Senza dimenticare l’accenno al famoso Ttip, il trattato per la liberalizzazione degli scambi transatlantici che la Francia ha rifiutato (e che incontra ancora molte sacrosanta ostilità a livello europeo), e cui, invece, il disciplinato governo italiano ha aperto le porte. Un accordo che darebbe un colpo mortale proprio all’autonomia europea per quanto di meglio ancora conserva.) Nel plauso di Obama c’è anche il ringraziamento per il pronto servizio offerto dall’Italia, inviando 450 soldati nientemeno che in Lettonia, per presidiare le nostre frontiere occidentali dall’invasione dei cosacchi.

Una Europa più forte e disciplinata nell’attuale contesto serve ad Obama, oggi criticato per le sue “debolezze” in politica estera. Ma difficilmente mira a creare l’Europa di cui avremmo bisogno noi europei; e anche il mondo. Obama in realtà si trova oggi alla testa dell’insensato rilancio della guerra fredda, che arriva del resto dopo l’altrettanto insensato e pericolosissimo accerchiamento della Russia operato dalla Nato sin dall’indomani della caduta del Muro. Se oggi a Mosca comanda Putin è anche perché è quella strategia che ha stimolato le peggiori reazioni di un paese cui l’Europa avrebbe dovuto invece aprire le porte.

In realtà questo incontro Renzi-Obama dovrebbe preoccupare. Se il presidente americano avverte la necessità di ricorrere ad una politica estera più aggressiva vuol dire che cresce l’escalation in favore di una rischiosissima più dura competizione fra le potenze mondiali. Purtroppo è la linea di cui si fa portavoce Hillary Clinton ( che siamo costretti a preferire a Trump). E che Obama è costretto a favorire.
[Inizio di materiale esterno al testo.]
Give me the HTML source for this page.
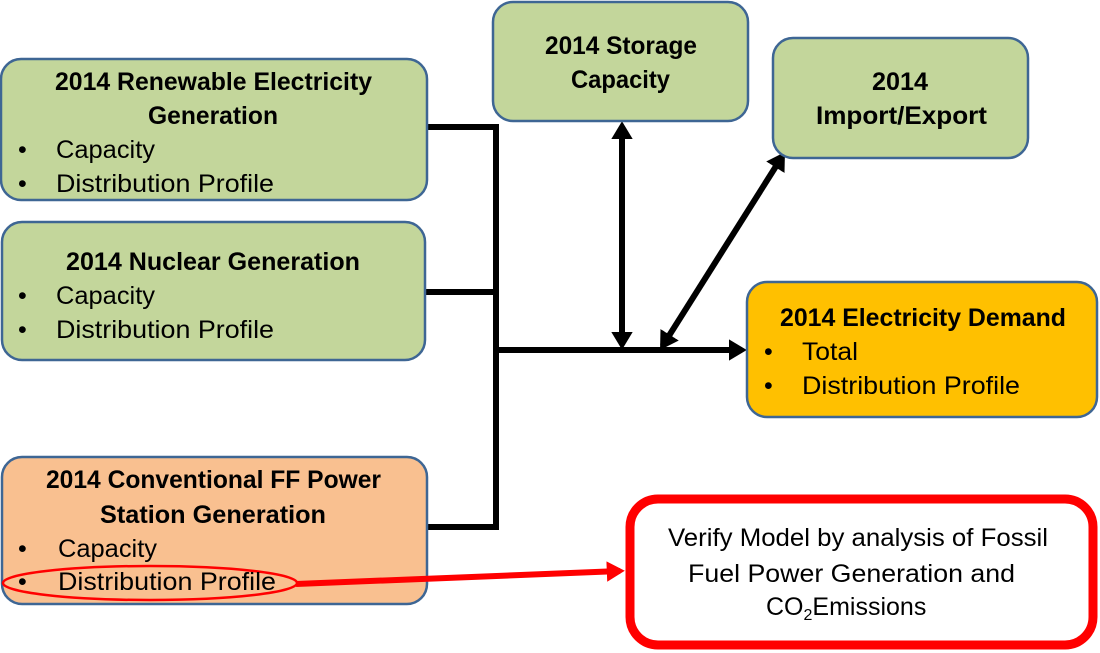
<!DOCTYPE html>
<html><head><meta charset="utf-8"><style>
html,body{margin:0;padding:0;background:#fff;}
svg{display:block;font-family:"Liberation Sans",sans-serif;}
.t{font-weight:bold;font-size:25px;fill:#000;}
.b{font-size:25px;fill:#000;}
</style></head><body>
<svg width="1100" height="653" viewBox="0 0 1100 653" xmlns="http://www.w3.org/2000/svg">
<defs>
<marker id="ah" markerWidth="4" markerHeight="4" refX="2.2" refY="2" orient="auto-start-reverse" markerUnits="strokeWidth">
<path d="M0,0.2 L3,2 L0,3.8 Z" fill="#000"/></marker>
<marker id="rh" markerWidth="4" markerHeight="4" refX="2.2" refY="2" orient="auto" markerUnits="strokeWidth">
<path d="M0,0.3 L3,2 L0,3.7 Z" fill="#f00"/></marker>
</defs>
<g stroke="#000" stroke-width="6" fill="none">
<polyline points="427,127 496,127 496,530"/>
<line x1="425" y1="292" x2="496" y2="292"/>
<line x1="427" y1="527" x2="496" y2="527"/>
<line x1="496" y1="350" x2="742" y2="350" marker-end="url(#ah)"/>
<line x1="622" y1="126" x2="622" y2="345" marker-start="url(#ah)" marker-end="url(#ah)"/>
<line x1="662.6" y1="345.9" x2="782.4" y2="156.1" marker-start="url(#ah)" marker-end="url(#ah)"/>
</g>
<g stroke="#3e6694" stroke-width="2.5">
<rect x="1" y="59" width="426" height="141" rx="20" fill="#c3d69b"/>
<rect x="2" y="222" width="423" height="138" rx="20" fill="#c3d69b"/>
<rect x="2" y="457" width="425" height="147" rx="20" fill="#f9c090"/>
<rect x="493" y="2" width="255" height="119" rx="20" fill="#c3d69b"/>
<rect x="773" y="38" width="255" height="120" rx="20" fill="#c3d69b"/>
<rect x="747" y="282" width="350" height="135" rx="20" fill="#ffc000"/>
</g>
<rect x="630" y="499" width="463" height="146" rx="28" fill="#fff" stroke="#f00" stroke-width="9"/>
<ellipse cx="150" cy="583" rx="147" ry="17" fill="none" stroke="#f00" stroke-width="2.5"/>
<line x1="296" y1="584" x2="620" y2="571" stroke="#f00" stroke-width="6" marker-end="url(#rh)"/>

<text class="t" x="55" y="90" textLength="317" lengthAdjust="spacingAndGlyphs">2014 Renewable Electricity</text>
<text class="t" x="148" y="124" textLength="130" lengthAdjust="spacingAndGlyphs">Generation</text>
<text class="b" x="18" y="158">•</text><text class="b" x="56" y="158" textLength="99" lengthAdjust="spacingAndGlyphs">Capacity</text>
<text class="b" x="18" y="192">•</text><text class="b" x="56" y="192" textLength="218" lengthAdjust="spacingAndGlyphs">Distribution Profile</text>

<text class="t" x="66" y="270" textLength="294" lengthAdjust="spacingAndGlyphs">2014 Nuclear Generation</text>
<text class="b" x="18" y="304">•</text><text class="b" x="56" y="304" textLength="99" lengthAdjust="spacingAndGlyphs">Capacity</text>
<text class="b" x="18" y="338">•</text><text class="b" x="56" y="338" textLength="218" lengthAdjust="spacingAndGlyphs">Distribution Profile</text>

<text class="t" x="46" y="488" textLength="335" lengthAdjust="spacingAndGlyphs">2014 Conventional FF Power</text>
<text class="t" x="100" y="523" textLength="226" lengthAdjust="spacingAndGlyphs">Station Generation</text>
<text class="b" x="18" y="557">•</text><text class="b" x="58" y="557" textLength="99" lengthAdjust="spacingAndGlyphs">Capacity</text>
<text class="b" x="18" y="590">•</text><text class="b" x="58" y="590" textLength="218" lengthAdjust="spacingAndGlyphs">Distribution Profile</text>

<text class="t" x="545" y="54" textLength="152" lengthAdjust="spacingAndGlyphs">2014 Storage</text>
<text class="t" x="571" y="88" textLength="99" lengthAdjust="spacingAndGlyphs">Capacity</text>

<text class="t" x="872" y="90" textLength="56" lengthAdjust="spacingAndGlyphs">2014</text>
<text class="t" x="816" y="124" textLength="171" lengthAdjust="spacingAndGlyphs">Import/Export</text>

<text class="t" x="780" y="326" textLength="286" lengthAdjust="spacingAndGlyphs">2014 Electricity Demand</text>
<text class="b" x="764" y="360">•</text><text class="b" x="802" y="360" textLength="56" lengthAdjust="spacingAndGlyphs">Total</text>
<text class="b" x="764" y="394">•</text><text class="b" x="802" y="394" textLength="218" lengthAdjust="spacingAndGlyphs">Distribution Profile</text>

<text class="b" x="668" y="546" textLength="380" lengthAdjust="spacingAndGlyphs">Verify Model by analysis of Fossil</text>
<text class="b" x="688" y="582" textLength="327" lengthAdjust="spacingAndGlyphs">Fuel Power Generation and</text>
<text class="b" x="766" y="615">CO<tspan font-size="16" dy="5">2</tspan><tspan dy="-5">Emissions</tspan></text>
</svg>
</body></html>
Lo spot propagandistico di Renzi a Washington è ovviamente parte della battaglia referendaria. C’è chi lo userà per dire che la vittoria del No sarebbe non solo una catastrofe per l’Italia ma anche – “vedete cosa ha detto Obama?” – per il mondo. Sarà dunque ancor più necessario insistere nel rispondere ai non pochi che pur condividendo le ragioni del No, sono stati convinti che una sua eventuale vittoria porterebbe ad una pericolosa destabilizzazione del Pd, lasciando spazio alla destra (o ai 5 Stelle).

Credo sia davvero il contrario: se non si costruisce una reale alternativa al pericolo di un accentuato autoritarismo e alla deriva liberista e iperatlantica cui sta portando, non si farà che dar spazio alle forze antisistema. In Italia come altrove in Europa. Che proprio dal venir meno della partecipazione politica della gente, dalla mortificazione dei movimenti, dalla demonizzazione dei corpi intermedi e dei contropoteri che rappresentano, dalla marginalizzazione della dialettica democratica che ne deriva, traggono in definitiva vantaggio.

L’alternativa immediata, in termini di governo, forse non c’è. Ma rinviare il processo capace di costruirla non fa che deteriorare il terreno su cui dobbiamo misurarci. E’ pericoloso, potremo vedere compromesse per un tempo assai lungo le nostre prospettive. In pericolo è oggi il tessuto democratico, e nessuna sinistra – e neppure un centrosinistra – può prosperare in una simile situazione.